— start Dataset content —

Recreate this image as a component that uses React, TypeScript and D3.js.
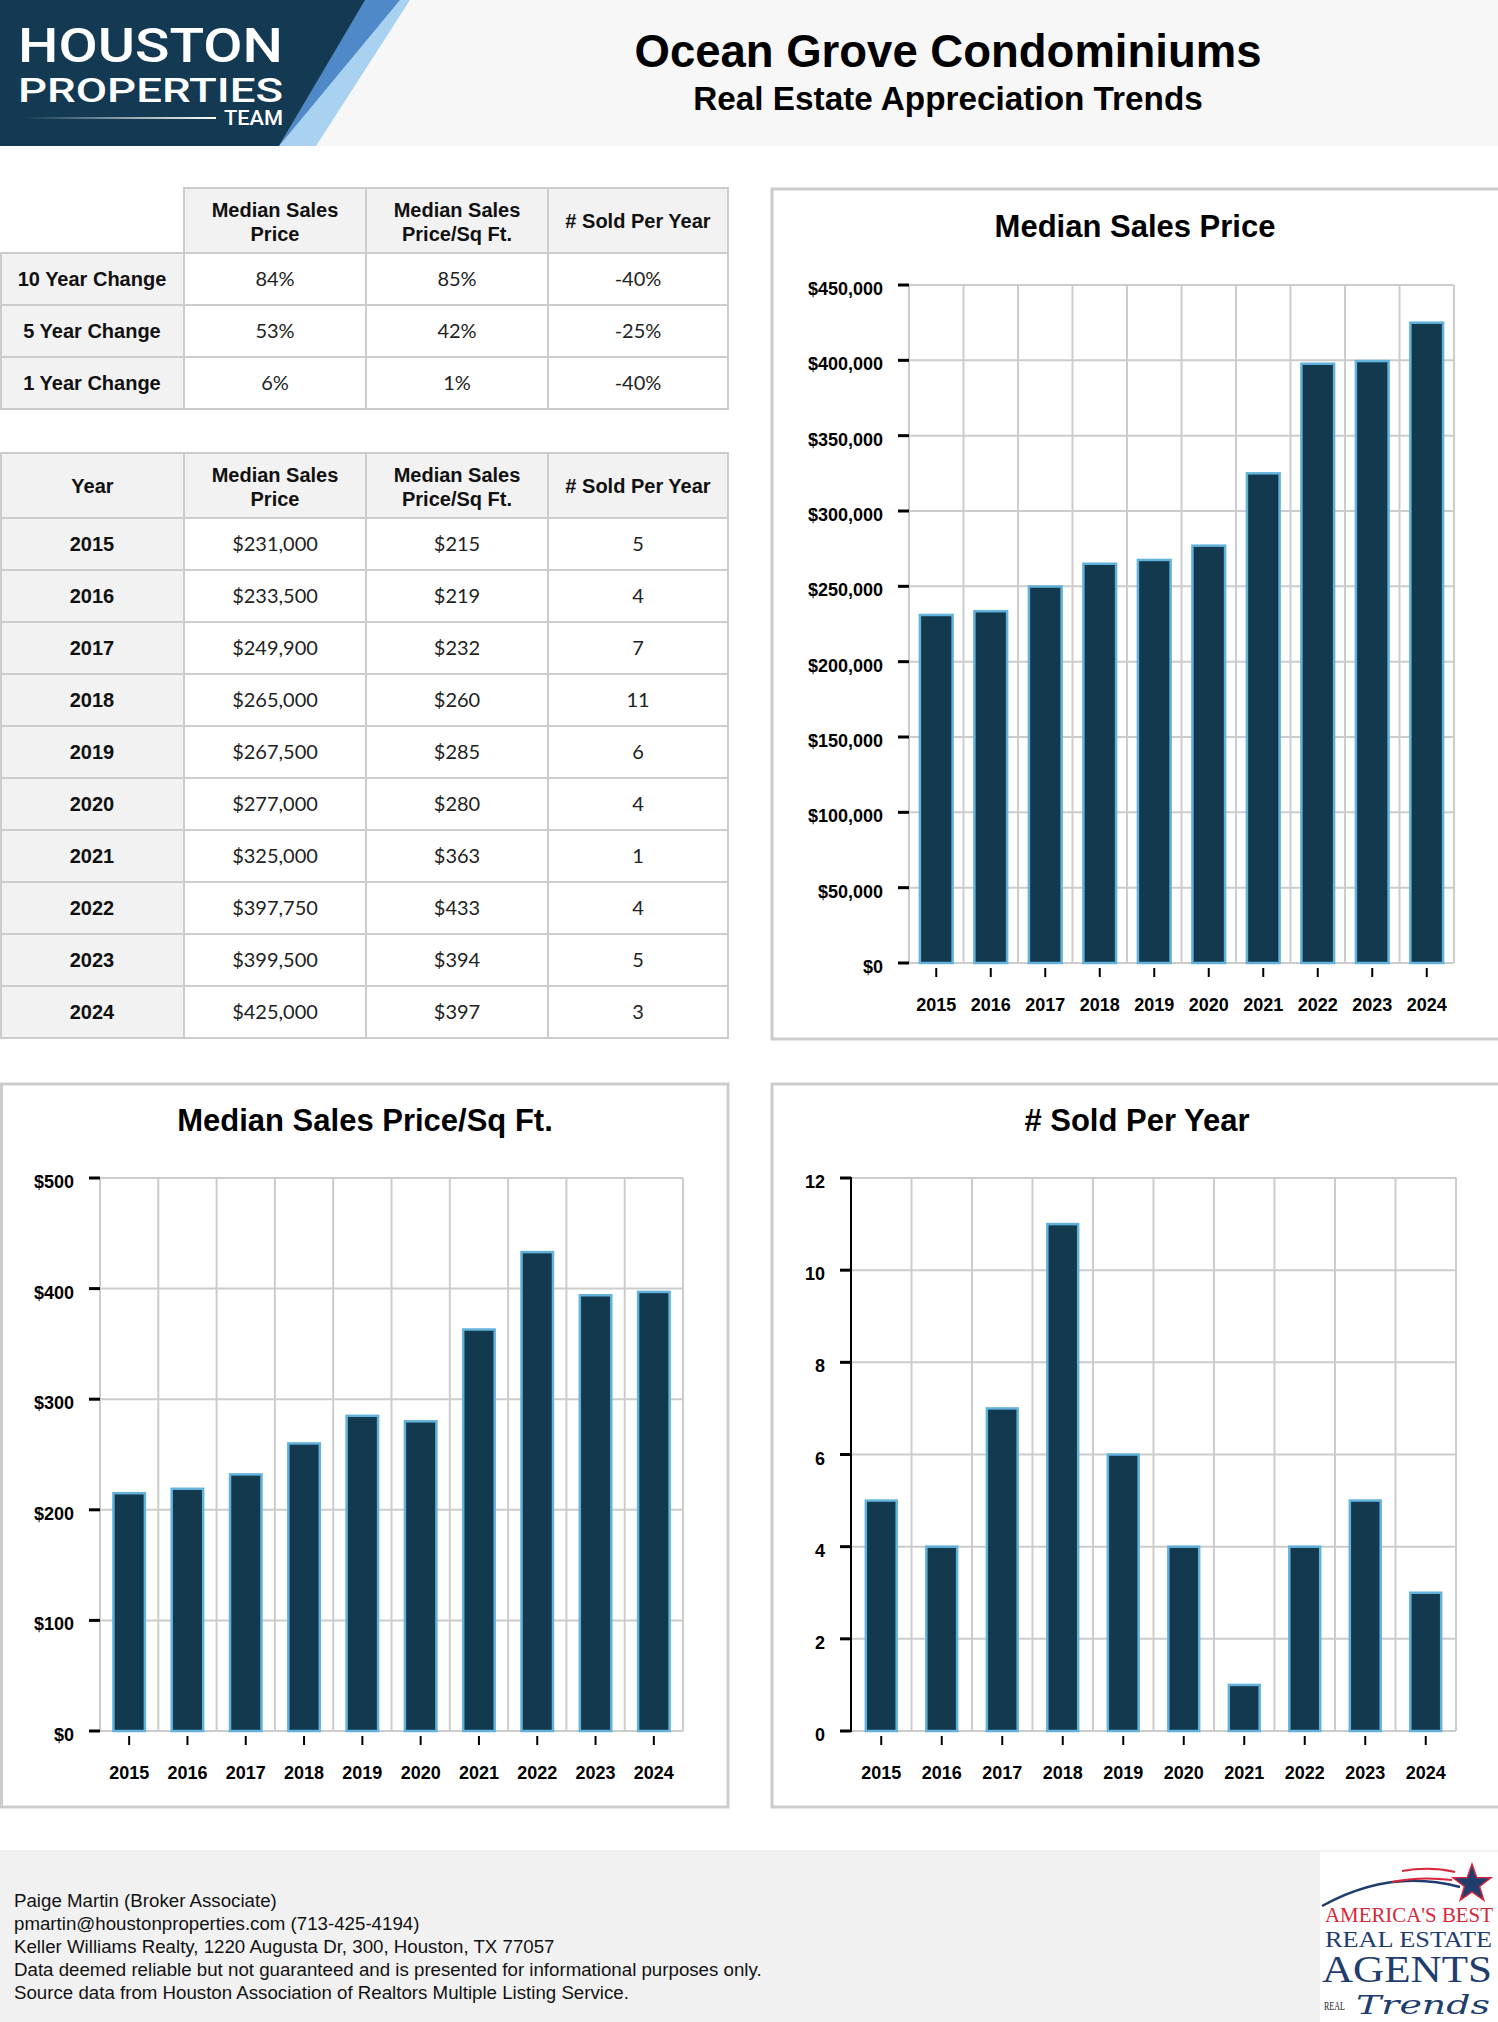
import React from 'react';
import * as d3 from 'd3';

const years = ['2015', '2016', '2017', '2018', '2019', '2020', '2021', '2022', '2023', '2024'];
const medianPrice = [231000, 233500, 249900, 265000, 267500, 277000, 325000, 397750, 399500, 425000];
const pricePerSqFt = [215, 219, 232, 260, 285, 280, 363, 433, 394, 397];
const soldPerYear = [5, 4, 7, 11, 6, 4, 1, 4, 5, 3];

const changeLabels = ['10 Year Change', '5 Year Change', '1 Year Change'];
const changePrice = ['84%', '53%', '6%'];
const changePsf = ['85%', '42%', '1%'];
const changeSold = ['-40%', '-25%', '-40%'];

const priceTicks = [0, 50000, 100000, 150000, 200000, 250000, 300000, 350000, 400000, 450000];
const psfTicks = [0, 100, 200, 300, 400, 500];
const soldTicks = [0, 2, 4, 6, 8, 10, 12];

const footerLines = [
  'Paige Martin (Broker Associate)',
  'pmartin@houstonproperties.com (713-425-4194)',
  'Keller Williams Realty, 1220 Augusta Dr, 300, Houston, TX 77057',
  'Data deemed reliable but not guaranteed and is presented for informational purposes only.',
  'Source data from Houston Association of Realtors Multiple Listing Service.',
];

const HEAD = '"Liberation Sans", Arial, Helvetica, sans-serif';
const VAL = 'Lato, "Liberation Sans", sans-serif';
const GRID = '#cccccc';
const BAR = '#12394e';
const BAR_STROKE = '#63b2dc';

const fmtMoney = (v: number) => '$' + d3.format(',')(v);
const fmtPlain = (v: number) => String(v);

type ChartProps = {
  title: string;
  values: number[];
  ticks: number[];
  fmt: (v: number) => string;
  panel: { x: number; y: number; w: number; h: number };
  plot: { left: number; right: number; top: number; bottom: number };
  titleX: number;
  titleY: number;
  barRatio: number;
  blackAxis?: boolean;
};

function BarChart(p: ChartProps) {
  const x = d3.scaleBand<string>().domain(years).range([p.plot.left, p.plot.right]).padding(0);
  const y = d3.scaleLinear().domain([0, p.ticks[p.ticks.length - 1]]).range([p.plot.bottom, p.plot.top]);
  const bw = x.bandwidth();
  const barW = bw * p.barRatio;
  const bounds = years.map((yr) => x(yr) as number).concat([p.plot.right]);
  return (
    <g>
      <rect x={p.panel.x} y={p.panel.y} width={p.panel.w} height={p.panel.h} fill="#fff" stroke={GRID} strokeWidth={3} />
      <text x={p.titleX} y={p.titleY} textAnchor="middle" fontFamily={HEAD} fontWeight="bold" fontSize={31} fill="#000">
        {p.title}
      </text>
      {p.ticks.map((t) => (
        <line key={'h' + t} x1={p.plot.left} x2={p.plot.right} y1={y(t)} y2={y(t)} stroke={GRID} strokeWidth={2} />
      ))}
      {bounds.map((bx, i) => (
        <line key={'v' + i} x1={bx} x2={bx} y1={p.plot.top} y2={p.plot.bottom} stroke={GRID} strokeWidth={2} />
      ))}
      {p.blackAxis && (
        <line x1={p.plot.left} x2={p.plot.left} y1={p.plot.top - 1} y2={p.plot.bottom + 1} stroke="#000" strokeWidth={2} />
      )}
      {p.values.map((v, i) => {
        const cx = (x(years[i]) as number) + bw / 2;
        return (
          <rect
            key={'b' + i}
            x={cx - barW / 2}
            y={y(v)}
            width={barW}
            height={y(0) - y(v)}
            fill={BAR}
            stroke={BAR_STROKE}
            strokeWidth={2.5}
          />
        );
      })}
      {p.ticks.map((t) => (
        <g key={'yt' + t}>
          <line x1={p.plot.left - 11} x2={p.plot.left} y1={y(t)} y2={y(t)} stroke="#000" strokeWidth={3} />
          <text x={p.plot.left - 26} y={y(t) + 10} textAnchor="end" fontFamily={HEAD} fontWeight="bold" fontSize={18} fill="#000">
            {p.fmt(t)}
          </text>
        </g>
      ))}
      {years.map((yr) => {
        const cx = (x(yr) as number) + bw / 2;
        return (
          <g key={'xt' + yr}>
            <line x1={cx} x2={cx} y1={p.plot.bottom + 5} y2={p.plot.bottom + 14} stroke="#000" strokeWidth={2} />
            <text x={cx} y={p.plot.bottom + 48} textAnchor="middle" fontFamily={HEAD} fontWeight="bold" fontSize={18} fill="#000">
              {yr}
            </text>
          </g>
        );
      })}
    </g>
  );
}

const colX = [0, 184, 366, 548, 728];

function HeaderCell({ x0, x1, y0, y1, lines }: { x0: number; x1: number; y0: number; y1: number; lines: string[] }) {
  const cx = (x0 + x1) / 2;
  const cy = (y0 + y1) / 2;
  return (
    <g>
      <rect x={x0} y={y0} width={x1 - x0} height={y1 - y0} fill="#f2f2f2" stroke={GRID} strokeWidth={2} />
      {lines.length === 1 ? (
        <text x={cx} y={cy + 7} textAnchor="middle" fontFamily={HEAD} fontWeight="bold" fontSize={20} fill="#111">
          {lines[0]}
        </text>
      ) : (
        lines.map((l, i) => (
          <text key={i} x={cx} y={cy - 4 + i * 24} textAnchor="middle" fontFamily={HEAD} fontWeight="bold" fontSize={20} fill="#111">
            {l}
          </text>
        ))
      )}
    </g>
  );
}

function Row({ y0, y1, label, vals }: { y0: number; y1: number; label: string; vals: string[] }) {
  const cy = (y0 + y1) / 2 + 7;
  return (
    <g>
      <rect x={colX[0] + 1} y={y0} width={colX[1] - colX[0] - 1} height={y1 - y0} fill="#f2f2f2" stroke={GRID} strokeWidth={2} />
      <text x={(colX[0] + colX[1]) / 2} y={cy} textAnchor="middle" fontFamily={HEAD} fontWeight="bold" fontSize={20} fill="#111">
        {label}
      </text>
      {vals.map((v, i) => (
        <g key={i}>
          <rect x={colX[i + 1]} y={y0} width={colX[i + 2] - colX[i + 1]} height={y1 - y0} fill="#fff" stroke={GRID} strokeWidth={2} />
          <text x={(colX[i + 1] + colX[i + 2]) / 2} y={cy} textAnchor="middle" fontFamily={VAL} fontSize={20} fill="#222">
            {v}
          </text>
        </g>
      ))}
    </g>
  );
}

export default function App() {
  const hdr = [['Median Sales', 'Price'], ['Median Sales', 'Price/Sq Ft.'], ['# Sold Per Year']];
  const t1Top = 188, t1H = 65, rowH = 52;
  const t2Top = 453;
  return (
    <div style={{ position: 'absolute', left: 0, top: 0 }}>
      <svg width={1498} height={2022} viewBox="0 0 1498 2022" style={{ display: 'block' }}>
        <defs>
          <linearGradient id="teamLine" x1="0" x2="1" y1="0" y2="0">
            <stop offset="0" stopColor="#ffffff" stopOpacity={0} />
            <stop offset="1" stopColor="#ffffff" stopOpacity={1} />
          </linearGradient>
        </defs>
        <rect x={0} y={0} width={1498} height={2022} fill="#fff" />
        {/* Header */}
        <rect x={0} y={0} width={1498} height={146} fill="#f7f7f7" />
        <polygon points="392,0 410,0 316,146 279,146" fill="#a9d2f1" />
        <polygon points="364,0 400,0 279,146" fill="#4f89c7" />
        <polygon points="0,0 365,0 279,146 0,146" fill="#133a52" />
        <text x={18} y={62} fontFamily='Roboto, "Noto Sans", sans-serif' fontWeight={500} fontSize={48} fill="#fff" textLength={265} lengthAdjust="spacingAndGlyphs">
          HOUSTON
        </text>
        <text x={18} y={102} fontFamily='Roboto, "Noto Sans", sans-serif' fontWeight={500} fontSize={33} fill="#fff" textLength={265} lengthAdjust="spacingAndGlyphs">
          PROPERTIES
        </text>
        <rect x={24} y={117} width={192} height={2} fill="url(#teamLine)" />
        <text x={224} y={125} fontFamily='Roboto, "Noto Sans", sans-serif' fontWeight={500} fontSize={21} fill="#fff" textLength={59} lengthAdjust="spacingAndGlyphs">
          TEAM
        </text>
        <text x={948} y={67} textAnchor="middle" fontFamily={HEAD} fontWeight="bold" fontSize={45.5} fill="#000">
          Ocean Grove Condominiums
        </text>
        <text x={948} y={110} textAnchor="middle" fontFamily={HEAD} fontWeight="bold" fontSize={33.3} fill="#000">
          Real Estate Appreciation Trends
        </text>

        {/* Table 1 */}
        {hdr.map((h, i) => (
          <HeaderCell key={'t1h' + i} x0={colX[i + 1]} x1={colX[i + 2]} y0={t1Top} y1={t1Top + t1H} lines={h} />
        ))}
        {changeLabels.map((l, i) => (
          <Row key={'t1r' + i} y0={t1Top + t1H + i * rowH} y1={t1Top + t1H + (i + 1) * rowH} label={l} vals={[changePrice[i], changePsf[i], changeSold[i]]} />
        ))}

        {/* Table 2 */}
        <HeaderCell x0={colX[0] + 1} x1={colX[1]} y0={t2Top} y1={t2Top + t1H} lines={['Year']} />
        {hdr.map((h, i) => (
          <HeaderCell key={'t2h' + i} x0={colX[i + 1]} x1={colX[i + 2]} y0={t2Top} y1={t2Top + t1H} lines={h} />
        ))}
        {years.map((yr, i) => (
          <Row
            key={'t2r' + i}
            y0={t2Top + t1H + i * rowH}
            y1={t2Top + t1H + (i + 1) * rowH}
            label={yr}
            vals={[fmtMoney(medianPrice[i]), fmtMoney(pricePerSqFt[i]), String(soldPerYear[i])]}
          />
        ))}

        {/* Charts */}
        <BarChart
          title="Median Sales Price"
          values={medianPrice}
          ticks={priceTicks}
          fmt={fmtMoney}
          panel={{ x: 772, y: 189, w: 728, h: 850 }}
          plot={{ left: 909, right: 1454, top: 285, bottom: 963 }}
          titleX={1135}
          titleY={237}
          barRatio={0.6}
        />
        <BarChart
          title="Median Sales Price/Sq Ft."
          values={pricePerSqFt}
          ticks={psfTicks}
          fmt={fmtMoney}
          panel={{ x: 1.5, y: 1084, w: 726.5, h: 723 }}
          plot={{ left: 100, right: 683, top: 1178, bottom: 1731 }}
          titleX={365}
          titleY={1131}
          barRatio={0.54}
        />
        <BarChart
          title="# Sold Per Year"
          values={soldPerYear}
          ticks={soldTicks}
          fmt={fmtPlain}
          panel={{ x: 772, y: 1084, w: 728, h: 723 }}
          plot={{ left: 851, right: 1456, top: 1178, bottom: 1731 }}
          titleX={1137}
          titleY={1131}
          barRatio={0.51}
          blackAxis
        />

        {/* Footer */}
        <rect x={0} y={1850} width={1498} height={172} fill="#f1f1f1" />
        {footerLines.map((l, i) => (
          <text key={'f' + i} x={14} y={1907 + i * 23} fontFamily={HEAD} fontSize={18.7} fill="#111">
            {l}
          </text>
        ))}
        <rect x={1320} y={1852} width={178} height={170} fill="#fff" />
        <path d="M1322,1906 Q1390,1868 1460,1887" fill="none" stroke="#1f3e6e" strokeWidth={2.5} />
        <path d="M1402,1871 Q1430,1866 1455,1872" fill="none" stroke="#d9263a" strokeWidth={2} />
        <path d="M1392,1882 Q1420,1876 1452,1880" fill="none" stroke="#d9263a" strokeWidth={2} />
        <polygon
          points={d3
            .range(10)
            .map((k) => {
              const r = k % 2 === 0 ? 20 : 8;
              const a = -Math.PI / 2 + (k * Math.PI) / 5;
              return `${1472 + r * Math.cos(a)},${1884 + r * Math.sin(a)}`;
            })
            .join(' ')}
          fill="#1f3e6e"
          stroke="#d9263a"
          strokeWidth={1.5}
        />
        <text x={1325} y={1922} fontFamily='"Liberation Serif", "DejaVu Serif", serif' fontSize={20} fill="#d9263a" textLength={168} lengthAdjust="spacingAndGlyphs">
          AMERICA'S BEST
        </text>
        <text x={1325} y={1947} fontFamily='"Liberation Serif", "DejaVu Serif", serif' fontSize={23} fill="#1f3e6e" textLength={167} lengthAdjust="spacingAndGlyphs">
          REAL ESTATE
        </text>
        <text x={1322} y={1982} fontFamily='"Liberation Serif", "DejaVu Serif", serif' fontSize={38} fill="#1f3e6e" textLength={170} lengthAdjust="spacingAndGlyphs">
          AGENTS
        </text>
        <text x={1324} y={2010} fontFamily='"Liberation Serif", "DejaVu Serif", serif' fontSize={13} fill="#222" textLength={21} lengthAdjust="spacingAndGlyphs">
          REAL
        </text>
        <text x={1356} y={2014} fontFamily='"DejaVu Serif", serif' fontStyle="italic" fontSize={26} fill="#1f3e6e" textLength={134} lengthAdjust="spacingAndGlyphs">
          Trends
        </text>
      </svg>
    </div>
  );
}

— end Dataset content —

● Your goal:
Restate the material word for word from its first line through the line containing "const changeSold = ['-40%', '-25%', '-40%'];", both included; the pictures do not belong in it.

● Solution:
Recreate this image as a component that uses React, TypeScript and D3.js.
import React from 'react';
import * as d3 from 'd3';

const years = ['2015', '2016', '2017', '2018', '2019', '2020', '2021', '2022', '2023', '2024'];
const medianPrice = [231000, 233500, 249900, 265000, 267500, 277000, 325000, 397750, 399500, 425000];
const pricePerSqFt = [215, 219, 232, 260, 285, 280, 363, 433, 394, 397];
const soldPerYear = [5, 4, 7, 11, 6, 4, 1, 4, 5, 3];

const changeLabels = ['10 Year Change', '5 Year Change', '1 Year Change'];
const changePrice = ['84%', '53%', '6%'];
const changePsf = ['85%', '42%', '1%'];
const changeSold = ['-40%', '-25%', '-40%'];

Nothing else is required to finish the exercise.